Everything in the data should be repeated exactly, save for the images.

* BEGIN *

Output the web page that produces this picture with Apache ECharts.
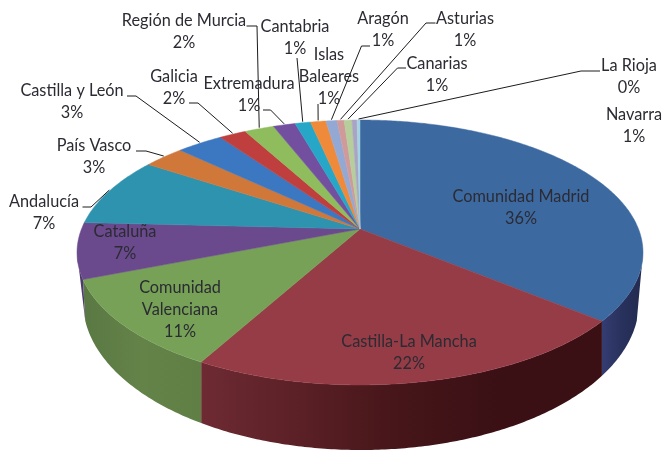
<!DOCTYPE html>
<html><head><meta charset="utf-8">
<style>html,body{margin:0;padding:0;background:#fff}#c{width:663px;height:452px}</style>
<script src="https://cdn.jsdelivr.net/npm/echarts@6/dist/echarts.min.js"></script>
</head><body><div id="c"></div>
<script>
const regions = ['Comunidad Madrid','Castilla-La Mancha','Comunidad\nValenciana','Cataluña','Andalucía','País Vasco','Castilla y León','Galicia','Región de Murcia','Extremadura','Cantabria','Islas\nBaleares','Aragón','Asturias','Canarias','Navarra','La Rioja'];
const shares = [36,22,11,6.8,8.5,2.8,3.15,1.85,2,1.5,1.05,1.05,0.75,0.48,0.53,0.34,0.2];
const shownPercent = [36,22,11,7,7,3,3,2,2,1,1,1,1,1,1,1,0];
const topColors = ['#3d69a1','#963c46','#76a156','#6a4a8c','#2e93ae','#d0773a','#3b78c1','#bf3f3e','#8fbc5c','#72509f','#27a7c8','#ef8a3b','#93a9d3','#d09a9a','#b6cd9c','#a9a3c4','#a6d3e2'];
const sideColors = [['#353c72','#28315c','#232b50'],['#6e2a33','#5a2025','#451519','#3a1015','#3a1015'],['#5a7843','#648349','#5f7f45'],['#4b3a6b','#4b3a6b'],['#1f6a7c','#1f6a7c'],['#8f5228','#8f5228'],['#2a568a','#2a568a'],['#862d2c','#862d2c'],['#658541','#658541'],['#513971','#513971'],['#1c768e','#1c768e'],['#a9622a','#a9622a'],['#6e7d99','#6e7d99'],['#996e6e','#996e6e'],['#83926d','#83926d'],['#78748b','#78748b'],['#7695a0','#7695a0']];
// label anchor: centre x, y of first line
const labelAnchors = [[521,197],[409,342],[180,288],[125,232],[44,202],[94,146],[72,91],[174,77],[184,21],[249,84],[295,27],[329,55],[383,19],[465,19],[437,64],[634,115],[629,66]];
// leader elbows (null = label sits on the slice or has no leader)
const leaderPaths = [null,null,null,null,[[82.5,207],[91,207]],[[136,151],[146,151]],[[127,96],[136,96]],[[189,103],[198,103]],[[246.5,26],[257,26]],[[263,110],[270.6,110]],[[297,58]],[[318,104]],[[370,46],[361.5,46]],[[435.5,23],[426,23]],[[406,68],[397.5,68]],null,[[600,71],[581,71]]];

// perspective disc (top face) and the narrower ellipse of the lower rim
const CX=360, CY=229, A=278.5, B=128.3, K=0.1773;
const LOW={cx:361,cy:302,rx:278,ry:148};
// the wall is visible between the two silhouette tangents of the top face
const tangent=Math.acos(-K);
const FRONT=[tangent,Math.PI*2-tangent];
const total = shares.reduce((a,b)=>a+b,0);
const starts = []; shares.reduce((s,v,i)=>{starts[i]=s;return s+v;},0);
const ang = v => v/total*Math.PI*2;
function proj(t){
  const x=Math.sin(t), y=-Math.cos(t), w=1-K*y;
  return [CX+A*x/w, CY+B*y/w];
}
function lower(pt){
  const u=Math.max(-0.992,Math.min(0.992,(pt[0]-LOW.cx)/LOW.rx));
  return [LOW.cx+u*LOW.rx, LOW.cy+LOW.ry*Math.sqrt(1-u*u)];
}
function arc(a0,a1){
  const n=Math.max(2,Math.ceil((a1-a0)/0.01)), p=[];
  for(let j=0;j<=n;j++) p.push(proj(a0+(a1-a0)*j/n));
  return p;
}
const F='16.3px Lato, "Open Sans", sans-serif';
const idx = regions.map((r,i)=>[i,shares[i]]);
const base = {type:'custom',coordinateSystem:'none',data:idx,silent:true,clip:false,animation:false};
const grad = c => ({type:'linear',x:0,y:0,x2:1,y2:0,colorStops:c.map((k,i)=>({offset:c.length>1?i/(c.length-1):0,color:k}))});
const series = [
 Object.assign({},base,{name:'sides',z:1,renderItem(p){
   const i=p.dataIndex, a0=Math.max(FRONT[0],ang(starts[i])), a1=Math.min(FRONT[1],ang(starts[i]+shares[i]));
   if(a1<=a0) return null;
   const top=arc(a0,a1);
   const pts=top.concat(top.map(lower).reverse());
   return {type:'polygon',shape:{points:pts},style:{fill:grad(sideColors[i]),stroke:null}};
 }}),
 Object.assign({},base,{name:'tops',z:2,renderItem(p){
   const i=p.dataIndex, a0=ang(starts[i]), a1=ang(starts[i]+shares[i]);
   const pts=[[CX,CY]].concat(arc(a0,a1));
   return {type:'polygon',shape:{points:pts},style:{fill:topColors[i],stroke:topColors[i],lineWidth:0.5}};
 }}),
 Object.assign({},base,{name:'leaders',z:3,renderItem(p){
   const i=p.dataIndex; if(!leaderPaths[i]) return null;
   const end=proj(ang(starts[i]+shares[i]/2));
   return {type:'polyline',shape:{points:leaderPaths[i].concat([[end[0],end[1]-1]])},style:{fill:null,stroke:'#1c1c1c',lineWidth:1}};
 }}),
 Object.assign({},base,{name:'labels',z:4,renderItem(p){
   const i=p.dataIndex, a=labelAnchors[i];
   return {type:'text',style:{text:regions[i]+'\n'+shownPercent[i]+'%',x:a[0],y:a[1]-11,align:'center',verticalAlign:'top',font:F,lineHeight:21.7,fill:'#2b2b33'}};
 }})
];
const chart = echarts.init(document.getElementById('c'),null,{renderer:'canvas'});
chart.setOption({animation:false,backgroundColor:'#fff',series});
</script></body></html>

* END *

Result for this task
Output the web page that produces this picture with Apache ECharts.
<!DOCTYPE html>
<html><head><meta charset="utf-8">
<style>html,body{margin:0;padding:0;background:#fff}#c{width:663px;height:452px}</style>
<script src="https://cdn.jsdelivr.net/npm/echarts@6/dist/echarts.min.js"></script>
</head><body><div id="c"></div>
<script>
const regions = ['Comunidad Madrid','Castilla-La Mancha','Comunidad\nValenciana','Cataluña','Andalucía','País Vasco','Castilla y León','Galicia','Región de Murcia','Extremadura','Cantabria','Islas\nBaleares','Aragón','Asturias','Canarias','Navarra','La Rioja'];
const shares = [36,22,11,6.8,8.5,2.8,3.15,1.85,2,1.5,1.05,1.05,0.75,0.48,0.53,0.34,0.2];
const shownPercent = [36,22,11,7,7,3,3,2,2,1,1,1,1,1,1,1,0];
const topColors = ['#3d69a1','#963c46','#76a156','#6a4a8c','#2e93ae','#d0773a','#3b78c1','#bf3f3e','#8fbc5c','#72509f','#27a7c8','#ef8a3b','#93a9d3','#d09a9a','#b6cd9c','#a9a3c4','#a6d3e2'];
const sideColors = [['#353c72','#28315c','#232b50'],['#6e2a33','#5a2025','#451519','#3a1015','#3a1015'],['#5a7843','#648349','#5f7f45'],['#4b3a6b','#4b3a6b'],['#1f6a7c','#1f6a7c'],['#8f5228','#8f5228'],['#2a568a','#2a568a'],['#862d2c','#862d2c'],['#658541','#658541'],['#513971','#513971'],['#1c768e','#1c768e'],['#a9622a','#a9622a'],['#6e7d99','#6e7d99'],['#996e6e','#996e6e'],['#83926d','#83926d'],['#78748b','#78748b'],['#7695a0','#7695a0']];
// label anchor: centre x, y of first line
const labelAnchors = [[521,197],[409,342],[180,288],[125,232],[44,202],[94,146],[72,91],[174,77],[184,21],[249,84],[295,27],[329,55],[383,19],[465,19],[437,64],[634,115],[629,66]];
// leader elbows (null = label sits on the slice or has no leader)
const leaderPaths = [null,null,null,null,[[82.5,207],[91,207]],[[136,151],[146,151]],[[127,96],[136,96]],[[189,103],[198,103]],[[246.5,26],[257,26]],[[263,110],[270.6,110]],[[297,58]],[[318,104]],[[370,46],[361.5,46]],[[435.5,23],[426,23]],[[406,68],[397.5,68]],null,[[600,71],[581,71]]];

// perspective disc (top face) and the narrower ellipse of the lower rim
const CX=360, CY=229, A=278.5, B=128.3, K=0.1773;
const LOW={cx:361,cy:302,rx:278,ry:148};
// the wall is visible between the two silhouette tangents of the top face
const tangent=Math.acos(-K);
const FRONT=[tangent,Math.PI*2-tangent];
const total = shares.reduce((a,b)=>a+b,0);
const starts = []; shares.reduce((s,v,i)=>{starts[i]=s;return s+v;},0);
const ang = v => v/total*Math.PI*2;
function proj(t){
  const x=Math.sin(t), y=-Math.cos(t), w=1-K*y;
  return [CX+A*x/w, CY+B*y/w];
}
function lower(pt){
  const u=Math.max(-0.992,Math.min(0.992,(pt[0]-LOW.cx)/LOW.rx));
  return [LOW.cx+u*LOW.rx, LOW.cy+LOW.ry*Math.sqrt(1-u*u)];
}
function arc(a0,a1){
  const n=Math.max(2,Math.ceil((a1-a0)/0.01)), p=[];
  for(let j=0;j<=n;j++) p.push(proj(a0+(a1-a0)*j/n));
  return p;
}
const F='16.3px Lato, "Open Sans", sans-serif';
const idx = regions.map((r,i)=>[i,shares[i]]);
const base = {type:'custom',coordinateSystem:'none',data:idx,silent:true,clip:false,animation:false};
const grad = c => ({type:'linear',x:0,y:0,x2:1,y2:0,colorStops:c.map((k,i)=>({offset:c.length>1?i/(c.length-1):0,color:k}))});
const series = [
 Object.assign({},base,{name:'sides',z:1,renderItem(p){
   const i=p.dataIndex, a0=Math.max(FRONT[0],ang(starts[i])), a1=Math.min(FRONT[1],ang(starts[i]+shares[i]));
   if(a1<=a0) return null;
   const top=arc(a0,a1);
   const pts=top.concat(top.map(lower).reverse());
   return {type:'polygon',shape:{points:pts},style:{fill:grad(sideColors[i]),stroke:null}};
 }}),
 Object.assign({},base,{name:'tops',z:2,renderItem(p){
   const i=p.dataIndex, a0=ang(starts[i]), a1=ang(starts[i]+shares[i]);
   const pts=[[CX,CY]].concat(arc(a0,a1));
   return {type:'polygon',shape:{points:pts},style:{fill:topColors[i],stroke:topColors[i],lineWidth:0.5}};
 }}),
 Object.assign({},base,{name:'leaders',z:3,renderItem(p){
   const i=p.dataIndex; if(!leaderPaths[i]) return null;
   const end=proj(ang(starts[i]+shares[i]/2));
   return {type:'polyline',shape:{points:leaderPaths[i].concat([[end[0],end[1]-1]])},style:{fill:null,stroke:'#1c1c1c',lineWidth:1}};
 }}),
 Object.assign({},base,{name:'labels',z:4,renderItem(p){
   const i=p.dataIndex, a=labelAnchors[i];
   return {type:'text',style:{text:regions[i]+'\n'+shownPercent[i]+'%',x:a[0],y:a[1]-11,align:'center',verticalAlign:'top',font:F,lineHeight:21.7,fill:'#2b2b33'}};
 }})
];
const chart = echarts.init(document.getElementById('c'),null,{renderer:'canvas'});
chart.setOption({animation:false,backgroundColor:'#fff',series});
</script></body></html>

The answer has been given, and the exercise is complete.